Un savant russe, Tchebichef, a réalisé en 1882 une machine dont les mouvements sont plus continus et plus uniformes que dans les machines précédentes. La partie principale, le reproducteur, donne une seconde solution rigoureuse, solution cinématique, du problème de l'addition. L'explication en a paru dans la "Revue scientifique" (23 septembre 1882).

Henri Genaille a imaginé une disposition qui constitue une solution graphique de l'addition des retenues des produits élémentaires dans la formation d'un produit partiel. Ses "réglettes multiplicatrices", construites en collaboration avec Lucas, fournissent par simple lecture le produit d'un nombre quelconque par un nombre d'un chiffre.

Citons encore la machine de Léon Bollée, du Mans (Exp. univ. de Paris, 1889), qui donne tous les produits d'un nombre par un chiffre quelconque.
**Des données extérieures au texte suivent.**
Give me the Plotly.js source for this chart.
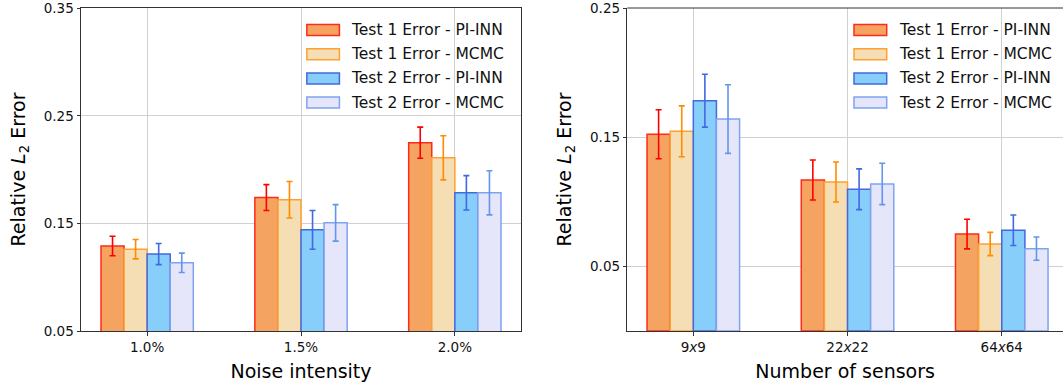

Signalons enfin l'arithmographe Troncet, invention beaucoup plus simple, au moyen duquel les quatre opérations sont faites avec rapidité.

Ces machines, que nous venons de passer en revue, fournissent mécaniquement les résultats d'opérations arithmétiques ; on pourrait les appeler "machines à calculer arithmétiques", pour les distinguer des machines à calculer algébriques, dont le but est de calculer mathématiquement les inconnues d'une formule algébrique. A chaque formule correspond une machine.

Trouver une pareille machine, c'est construire mécaniquement la formule qu'elle permet de calculer. L. Torrès, dans un mémoire présenté à l'Académie des sciences de Paris (2/4/1900), "a donné une solution théorique, générale et complète des problèmes de la construction des relations algébriques et transcendantes par des machines" (Rapport d'Appel). Il a présenté à l'Association française pour l'avancement des sciences (session de Bordeaux), une machine qui calcule, avec une erreur relative moindre de 0,01, la racine de certaines équations trinômes.